Cottage life and camping out has it charms, but the magic of returning to the city is that city life is varied and complicated.
I’ve been thinking about this as summer comes to an end and the cottage season is closing, ruminating over what I miss most about the city, the experiences not offered on northern lakes.
In the city one runs into friends and acquaintances unexpectedly on the street or on transit. It’s a random contact, and that makes it invigorating, reminding each of us that our lives have many sides and angles that we often forget about until these events occur. City life makes us more well-rounded than we could ever have expected from the simplicities of a cottage holiday.
And there’s a joy to just standing on a busy street and watching people pass by with their styles, manners and poses. People really do care about how they look, and it’s amazing how many ideas there are on the best way to present yourself.
The north offers the profusion of the natural world, but in the city one’s eyes are opened to the marvellous differences in human imagination, from some woman’s careful coiffure, a teen’s studied sloppiness, the suited uniform of some men, to the fashioned stylishness of a 30ish couple.

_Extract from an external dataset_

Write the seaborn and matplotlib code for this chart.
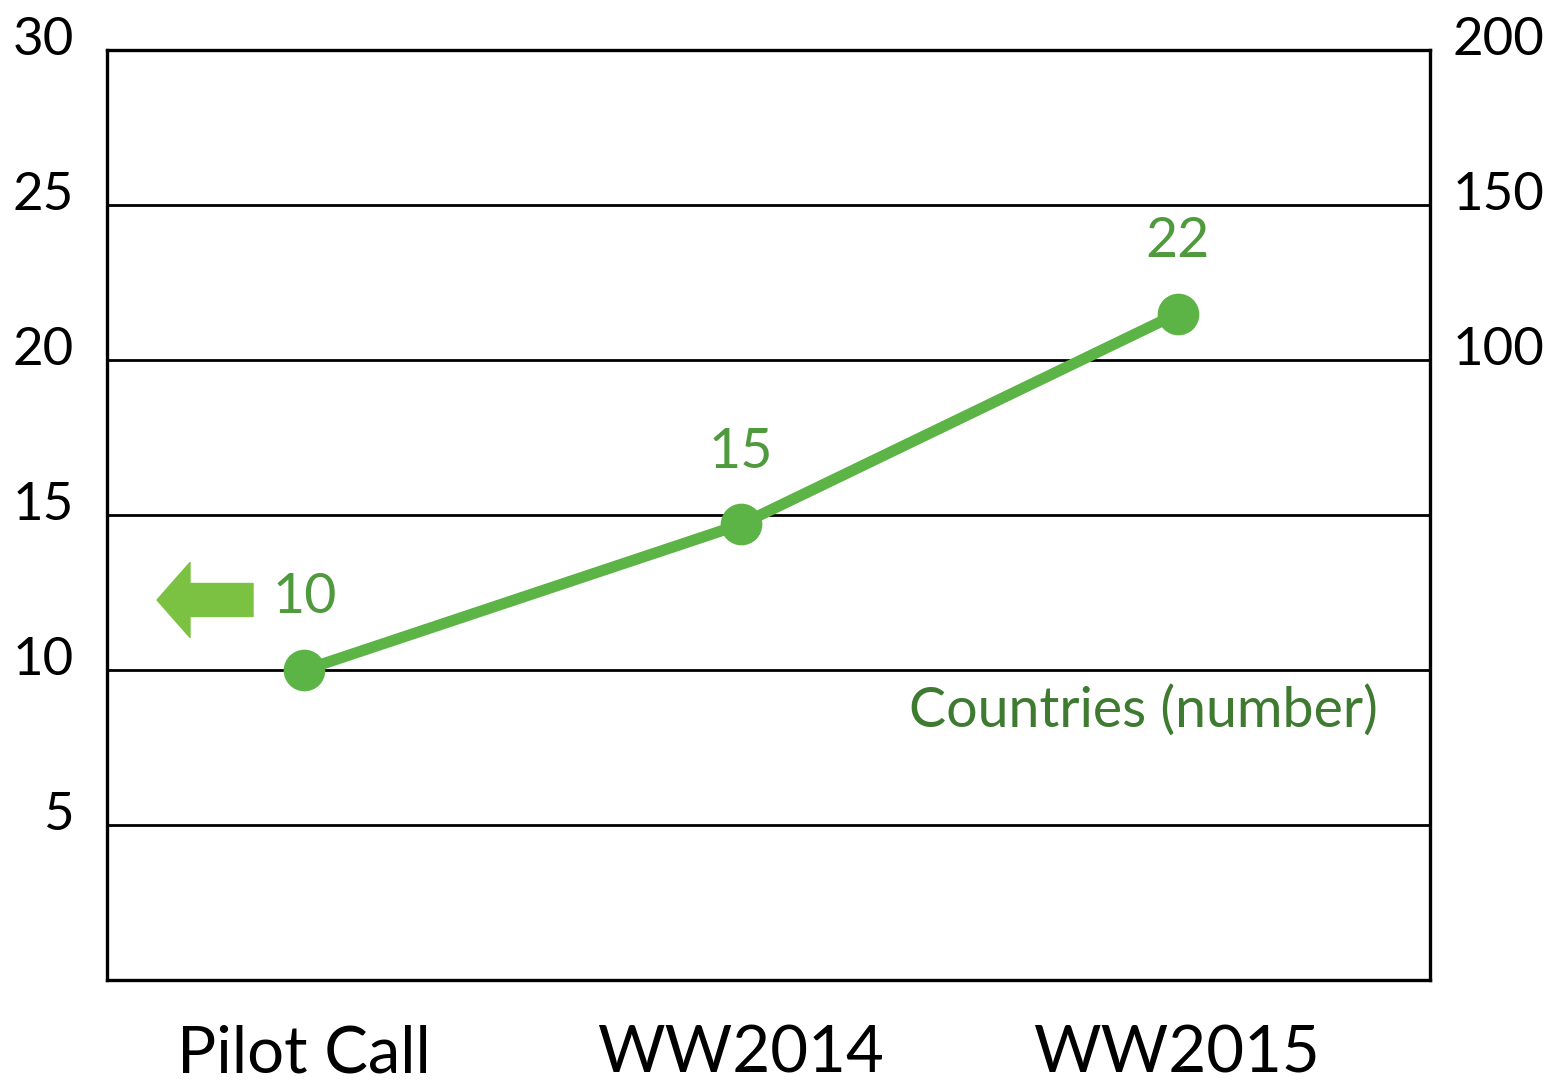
import matplotlib
matplotlib.use('Agg')
import matplotlib.pyplot as plt
import matplotlib.transforms as mtransforms
import seaborn as sns
import pandas as pd

# data
calls = ['Pilot Call', 'WW2014', 'WW2015']
countries = [10, 14.7, 21.5]
count_labels = ['10', '15', '22']
left_ticks = [5, 10, 15, 20, 25, 30]
right_ticks = [100, 150, 200]

df = pd.DataFrame({'call': calls, 'countries': countries})

sns.set_theme(style='white')
plt.rcParams['font.family'] = ['Lato', 'DejaVu Sans']

line_green = '#5cb346'
text_green = '#4f9a3c'
dark_green = '#3f7a31'
arrow_green = '#7cc242'

fig = plt.figure(figsize=(15.64, 10.81), dpi=100)
ax = fig.add_axes([0.0684, 0.0934, 0.8459, 0.8603])

# horizontal grid lines
for t in left_ticks:
    ax.axhline(t, color='black', lw=2.0, zorder=1)

sns.lineplot(data=df, x='call', y='countries', color=line_green, lw=8,
             marker='o', markersize=30, markeredgewidth=0, ax=ax, zorder=3)

# value labels above points
for i, (v, lab) in enumerate(zip(countries, count_labels)):
    ax.annotate(lab, (i, v), xytext=(0, 52), textcoords='offset points',
                ha='center', va='center', fontsize=40, color=text_green)

ax.text(0.961, 0.29, 'Countries (number)', transform=ax.transAxes,
        ha='right', va='center', fontsize=40, color=dark_green)

# arrow pointing to the left axis
ax.annotate('', xy=(157, 1081 - 600), xycoords='figure pixels',
            xytext=(253, 1081 - 600), textcoords='figure pixels',
            arrowprops=dict(arrowstyle='simple,head_length=0.66,head_width=1.5,tail_width=0.66',
                            color=arrow_green, mutation_scale=36, shrinkA=0, shrinkB=0))

ax.set_xlim(-0.452, 2.578)
ax.set_ylim(0, 30)
ax.set_yticks(left_ticks)
ax.set_yticklabels([str(t) for t in left_ticks])
ax.set_xlabel('')
ax.set_ylabel('')
ax.tick_params(axis='y', length=0, pad=24, labelsize=38, colors='black')
ax.tick_params(axis='x', length=0, pad=32, labelsize=47, colors='black')
for s in ax.spines.values():
    s.set_color('black')
    s.set_linewidth(2.4)

# right scale: 100 / 150 / 200 line up with 20 / 25 / 30
ax2 = ax.twinx()
ax2.set_ylim(-100, 200)
ax2.set_yticks(right_ticks)
ax2.set_yticklabels([str(t) for t in right_ticks])
ax2.tick_params(axis='y', length=0, pad=16, labelsize=38, colors='black')
for s in ax2.spines.values():
    s.set_visible(False)

# tick labels sit a little above their grid lines
lift = mtransforms.ScaledTranslation(0, 10 / 72, fig.dpi_scale_trans)
for lab in ax.get_yticklabels() + ax2.get_yticklabels():
    lab.set_transform(lab.get_transform() + lift)

fig.savefig('out.png', dpi=100, facecolor='white')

Think of the food the city offers and the variety of bursting flavours. The tanginess of Vietnamese vermicelli with Asian basil; a really good burrito; fresh sushi with a touch too much wasabi; a rich Indian curry with mango chutney; honeyed Korean meats; fresh pasta with a light sauce. It is only in cities that one’s palate can be satisfied with this kind of variety.
There’s a refreshment about spending a few weeks outside the city, but perhaps that’s because of the reward at the end of it — getting back to the city’s infinite variety. Sure, the end of holidays means a return to the hum-drum of working life with its deadlines and challenges, but the best part is it means a return to all the city has to offer.